The national vice president, All Farmers Association of Nigeria (AFAN), Chief Daniel Okafor, told me that from what he had seen, scientifically modified crops do better in terms of yields but urged the institutions to carry out more research while the regulatory agencies do their work as well.
“I am encouraging researchers to do their work while the regulatory agencies should also do their work. GMOs are now being used in many countries. Many places where I went with them to see what they were doing, their crops are doing better than ours.
“Let every agency for safety do their work. If it is something that is bad, let them condemn it. Farmers are not scientists. If it is GMO that will benefit the farmers more, so long as it is safe for consumption, let it continue because other countries that are using GMOs are doing well,” he said.
Meanwhile, the country director, Open Forum on Agricultural Biotechnology (OFAB) Nigeria, Dr. Rose Gidado, says GMO is surely the way to go if the country wants to improve and sustain agricultural produce.

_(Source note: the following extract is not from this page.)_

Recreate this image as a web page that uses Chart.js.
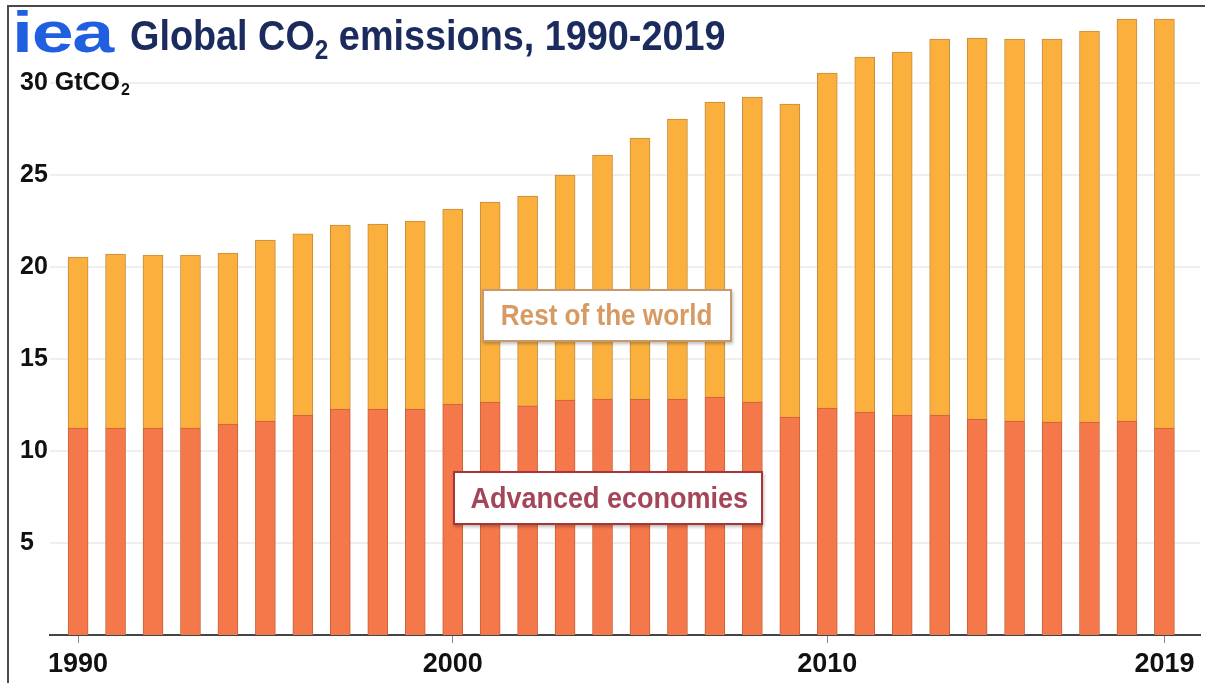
<!DOCTYPE html>
<html>
<head>
<meta charset="utf-8">
<script src="https://cdn.jsdelivr.net/npm/chart.js@4"></script>
<style>
  html, body { margin: 0; padding: 0; background: #fff; }
  #wrap { position: relative; width: 1205px; height: 683px; overflow: hidden; }
  #frame { position: absolute; left: 7px; top: 5px; right: -5px; bottom: -5px;
           border-top: 2px solid #4a4a4a; border-left: 2px solid #4a4a4a; pointer-events: none; }
  #title { position: absolute; left: 12px; top: 7px; white-space: nowrap;
           font-family: "Liberation Sans", Arial, sans-serif; font-weight: bold; }
  #logo { position: absolute; left: 0; top: 0; color: #1f5fe0; font-family: "Liberation Sans", Arial, sans-serif;
          font-size: 58px; line-height: 50px; letter-spacing: -1px; transform: scaleX(1.3); transform-origin: left;
          white-space: nowrap; }
  #ttext { position: absolute; left: 118px; top: 4px; color: #1c2b5e; font-size: 42px; line-height: 50px;
           transform: scaleX(0.9); transform-origin: left; white-space: nowrap; }
  #ttext sub { font-size: 27px; vertical-align: -9px; line-height: 0; }
  .box { position: absolute; background: #fff; box-sizing: border-box; text-align: center; white-space: nowrap;
         font-family: "Liberation Sans", Arial, sans-serif; font-weight: bold;
         box-shadow: 1px 2px 3px rgba(0,0,0,0.25); }
  .box span { display: inline-block; transform: scaleX(0.9); }
  #rest { left: 482px; top: 289px; width: 250px; height: 53px; border: 2px solid #c8996a;
          color: #d79a62; font-size: 29px; line-height: 49px; }
  #adv { left: 453px; top: 471px; width: 310px; height: 54px; border: 2px solid #a8343a;
         color: #a5455a; font-size: 30px; line-height: 50px; }
  canvas { position: absolute; left: 0; top: 0; }
</style>
</head>
<body>
<div id="wrap">
  <canvas id="c" width="1205" height="683"></canvas>
  <div id="frame"></div>
  <div id="title"><span id="logo">iea</span><span id="ttext">Global CO<sub>2</sub> emissions, 1990-2019</span></div>
  <div class="box" id="rest"><span>Rest of the world</span></div>
  <div class="box" id="adv"><span>Advanced economies</span></div>
</div>
<script>
const years = [1990,1991,1992,1993,1994,1995,1996,1997,1998,1999,2000,2001,2002,2003,2004,2005,2006,2007,2008,2009,2010,2011,2012,2013,2014,2015,2016,2017,2018,2019];
const advancedEconomies = [11.25,11.25,11.25,11.25,11.47,11.63,11.96,12.28,12.28,12.28,12.55,12.66,12.45,12.77,12.83,12.83,12.83,12.93,12.66,11.85,12.34,12.12,11.96,11.96,11.74,11.63,11.58,11.58,11.63,11.25];
const restOfWorld = [9.29,9.45,9.40,9.40,9.29,9.84,9.84,10.00,10.06,10.22,10.60,10.87,11.41,12.23,13.26,14.18,15.21,16.04,16.58,17.01,18.20,19.29,19.72,20.43,20.71,20.76,20.81,21.25,21.85,22.23];
const yTicks = [5,10,15,20,25,30];
const xTicks = [1990,2000,2010,2019];
const yUnitMain = 'GtCO';
const yUnitSub = '2';
const yUnitTick = 30;

const FONT = '"Liberation Sans", Arial, sans-serif';

// draws the unit (GtCO₂) next to the top y tick label (the scale clips its own labels to its box)
const unitPlugin = {
  id: 'unitLabel',
  afterDraw(chart) {
    const ys = chart.scales.y;
    const ctx = chart.ctx;
    const py = ys.getPixelForValue(yUnitTick);
    ctx.save();
    ctx.font = 'bold 25px ' + FONT;
    ctx.fillStyle = '#111';
    ctx.textBaseline = 'middle';
    ctx.textAlign = 'left';
    const x0 = ys.left + ctx.measureText(String(yUnitTick) + ' ').width;
    ctx.fillText(yUnitMain, x0, py);
    const w = ctx.measureText(yUnitMain).width;
    ctx.font = 'bold 16px ' + FONT;
    ctx.fillText(yUnitSub, x0 + w + 1, py + 8);
    ctx.restore();
  }
};

new Chart(document.getElementById('c'), {
  type: 'bar',
  data: {
    datasets: [
      { label: 'Advanced economies', data: years.map((y,i)=>({x:y, y:advancedEconomies[i]})),
        backgroundColor: '#f5784a', borderColor: '#c8603a', borderWidth: 1, barThickness: 20 },
      { label: 'Rest of the world', data: years.map((y,i)=>({x:y, y:restOfWorld[i]})),
        backgroundColor: '#fbb03e', borderColor: '#c48c3c', borderWidth: 1, barThickness: 20 }
    ]
  },
  plugins: [unitPlugin],
  options: {
    responsive: false,
    animation: false,
    devicePixelRatio: 1,
    layout: { padding: { left: 20, right: 5, top: 9, bottom: 0 } },
    plugins: { legend: { display: false }, tooltip: { enabled: false }, title: { display: false } },
    scales: {
      x: {
        type: 'linear', stacked: true, min: 1989.25, max: 2019.95, offset: false,
        afterBuildTicks: s => { s.ticks = xTicks.map(v => ({ value: v })); },
        afterFit: s => { s.height = 48; },
        grid: { display: true, offset: false, drawOnChartArea: false, drawTicks: true, tickLength: 8, color: '#888', lineWidth: 1 },
        border: { display: true, color: '#444', width: 2 },
        ticks: { color: '#111', font: { family: FONT, size: 27, weight: 'bold' }, padding: 5, maxRotation: 0,
                 callback: v => String(v) }
      },
      y: {
        stacked: true, min: 0, max: 33.7,
        afterBuildTicks: s => { s.ticks = yTicks.map(v => ({ value: v })); },
        afterFit: s => { s.width = 30; },
        grid: { color: '#efefef', lineWidth: 2, drawTicks: false },
        border: { display: false },
        ticks: { color: '#111', font: { family: FONT, size: 25, weight: 'bold' }, padding: 0,
                 crossAlign: 'far', callback: v => String(v) }
      }
    }
  }
});
</script>
</body>
</html>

“Nigeria should begin to think inward, we don’t have to keep depending on other countries and the government needs to invest in research and development because it is the bedrock of any economy.”
Also, Dr. Rufus Ebegba, director general, National Biosafety Management Agency (NBMA), told me that NBMA is the regulator of GMOs, and that even before any GMO is produced, the agency grants approval for it and before they are released for planting and commercialisation, the agency carries out risk assessment and risk management activities on them before confirming whether they are safe or not.
He says “So far, there is no GMO approved or released in this country that is not safe. All the ones that we have released so far are all safe.”